Opinion article by our coordinator, Nuno Cardoso-Ribeiro, in the Público of 07/06/2021 the vaccination against covid-19 of children and young people and the disagreement of parents. Read the article on the Público website or the pdf translation below:

“Vaccination against covid-19 of children and young people and the disagreement of parents

In cases of divorced or separated parents, where one parent is in favor of vaccinating the child and the other refuses, how will the impasse be overcome?

Gradually, the (adult) population is being vaccinated against covid-19, and there is already talk of vaccinating children and young people. The European Medicines Agency has approved Pfizer’s vaccine for children between the ages of 12 and 15, right after the all-powerful FDA (Food and Drug Administration) did so in the USA.

Since these are new vaccines, whose development process was necessarily shortened, and using innovative techniques, many are concerned about possible side effects that have not yet been identified. And naturally they are afraid to vaccinate their children.

Added to this is a worrying worldwide anti-vaxxers movement, which has called into question, under false pretenses, the need for vaccination. These theories, propagated online and without valid scientific basis, have been responsible for a setback in vaccination rates in the Western world. And, with it, a resurgence of terrible diseases that humanity has been fighting for millennia and that we thought had finally been eradicated, such as measles.

Whether it is fear motivated by the youthfulness of the covid-19 vaccines, or because one is a supporter of these anti-vaccine theories, it is natural that disagreements will arise between parents about whether or not to give their children the covid-19 vaccine. Such disagreements will be more serious in the case of divorced or separated parents, where the ability to find consensus is typically diminished.

In these cases of divorced or separated parents, where one parent chooses to vaccinate the child and the other refuses, how will the impasse be overcome?

Among us, as we know, there is the rule of joint exercise of parental responsibilities. This is intended to mean that the most serious, rare and essential decisions for the child’s life should be decided by consensus of both parents.

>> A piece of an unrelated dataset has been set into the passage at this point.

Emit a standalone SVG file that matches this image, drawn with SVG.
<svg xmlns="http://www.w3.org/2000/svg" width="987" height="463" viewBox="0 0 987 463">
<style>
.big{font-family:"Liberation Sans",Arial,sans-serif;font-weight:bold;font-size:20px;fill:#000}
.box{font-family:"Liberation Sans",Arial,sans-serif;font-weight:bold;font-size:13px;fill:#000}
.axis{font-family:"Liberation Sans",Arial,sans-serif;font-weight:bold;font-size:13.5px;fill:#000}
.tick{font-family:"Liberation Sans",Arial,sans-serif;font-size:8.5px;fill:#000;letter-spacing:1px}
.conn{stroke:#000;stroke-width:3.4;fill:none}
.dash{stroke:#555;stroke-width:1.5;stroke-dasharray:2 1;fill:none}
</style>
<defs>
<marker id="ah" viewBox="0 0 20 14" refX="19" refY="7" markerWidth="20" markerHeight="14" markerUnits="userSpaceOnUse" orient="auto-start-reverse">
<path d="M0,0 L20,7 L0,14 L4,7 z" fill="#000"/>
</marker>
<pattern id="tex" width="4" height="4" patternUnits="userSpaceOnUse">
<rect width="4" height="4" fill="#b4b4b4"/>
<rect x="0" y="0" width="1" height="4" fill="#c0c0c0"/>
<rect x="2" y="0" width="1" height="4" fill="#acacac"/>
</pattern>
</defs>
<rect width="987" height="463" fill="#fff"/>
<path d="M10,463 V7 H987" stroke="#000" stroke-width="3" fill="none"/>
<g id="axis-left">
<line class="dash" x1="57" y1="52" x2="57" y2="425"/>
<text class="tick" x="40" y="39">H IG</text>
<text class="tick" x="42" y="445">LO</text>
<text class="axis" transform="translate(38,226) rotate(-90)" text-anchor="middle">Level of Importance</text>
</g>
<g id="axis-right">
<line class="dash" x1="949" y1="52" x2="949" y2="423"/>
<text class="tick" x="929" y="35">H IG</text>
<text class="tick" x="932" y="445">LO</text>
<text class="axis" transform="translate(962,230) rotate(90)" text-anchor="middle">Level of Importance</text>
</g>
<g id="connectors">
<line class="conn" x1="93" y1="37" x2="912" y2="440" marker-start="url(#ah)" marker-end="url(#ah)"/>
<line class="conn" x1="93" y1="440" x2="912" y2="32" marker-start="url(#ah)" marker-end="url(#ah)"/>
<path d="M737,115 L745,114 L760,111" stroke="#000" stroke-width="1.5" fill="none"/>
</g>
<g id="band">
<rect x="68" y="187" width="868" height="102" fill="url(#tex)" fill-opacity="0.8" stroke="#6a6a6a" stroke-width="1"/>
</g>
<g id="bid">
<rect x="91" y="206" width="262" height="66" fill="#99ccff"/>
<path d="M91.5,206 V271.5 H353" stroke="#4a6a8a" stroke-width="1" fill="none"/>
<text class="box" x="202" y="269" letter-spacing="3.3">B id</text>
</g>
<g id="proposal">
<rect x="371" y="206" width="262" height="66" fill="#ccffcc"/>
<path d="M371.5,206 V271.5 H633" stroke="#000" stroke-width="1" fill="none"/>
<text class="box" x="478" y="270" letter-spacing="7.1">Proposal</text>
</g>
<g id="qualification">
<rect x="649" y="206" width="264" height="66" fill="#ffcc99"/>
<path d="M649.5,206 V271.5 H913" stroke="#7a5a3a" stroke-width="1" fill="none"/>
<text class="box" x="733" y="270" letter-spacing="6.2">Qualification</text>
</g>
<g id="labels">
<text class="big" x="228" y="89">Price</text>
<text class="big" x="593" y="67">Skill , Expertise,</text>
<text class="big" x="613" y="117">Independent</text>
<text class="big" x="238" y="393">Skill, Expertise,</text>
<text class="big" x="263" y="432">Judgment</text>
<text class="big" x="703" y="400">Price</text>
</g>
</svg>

And, failing that, the decision will be made by the court. Matters of the child’s everyday life, on the other hand, are decided by the parent the child is with at the time.

Should the decision about the vaccination against covid-19 also be considered a matter of particular importance, and therefore need the agreement of both parents?

 In health care, only medical interventions that involve a significant risk to the child’s life or physical integrity should be considered matters of particular importance, and therefore decided by both parents. It is true that, in this matter, distinguishing what may be medical acts that involve significant risk is not an easy task, as the most common surgical intervention may cause serious health complications. On the other hand, surgical interventions that are performed without medical indication – and for merely cosmetic purposes, for example – always constitute issues of particular importance.

In general, taking vaccinations, namely those foreseen in the National Vaccination Program (PNV), is not considered a matter of particular importance, but rather an act of everyday life for the child. Taking the “mandatory” vaccines does not carry any particular health risks, it is a widespread practice, and its benefits are evident.

In the case of the covid-19 vaccines, however, these are new drugs that have been little tested and studied. And therefore, they may carry risks that have not yet been fully identified.

In addition, children and young people, although they can be infected and transmit the virus, rarely contract the disease, and when they do, they do not seem to be particularly affected. The risk of covid-19 appears to be small for them, which is to say that in these age groups the benefits of vaccination will also be marginal. The effectiveness of these drugs remains a matter of debate, and there is not yet a general medical recommendation to vaccinate those under the age of 18.

This is why, in the current context and with the (little) we still know about the disease and about these very recent drugs, the decision to vaccinate a child or youngster against covid-19 has serious, rare and essential characteristics. And, therefore, it should be qualified as a matter of particular importance that must be consensualized by both parents.”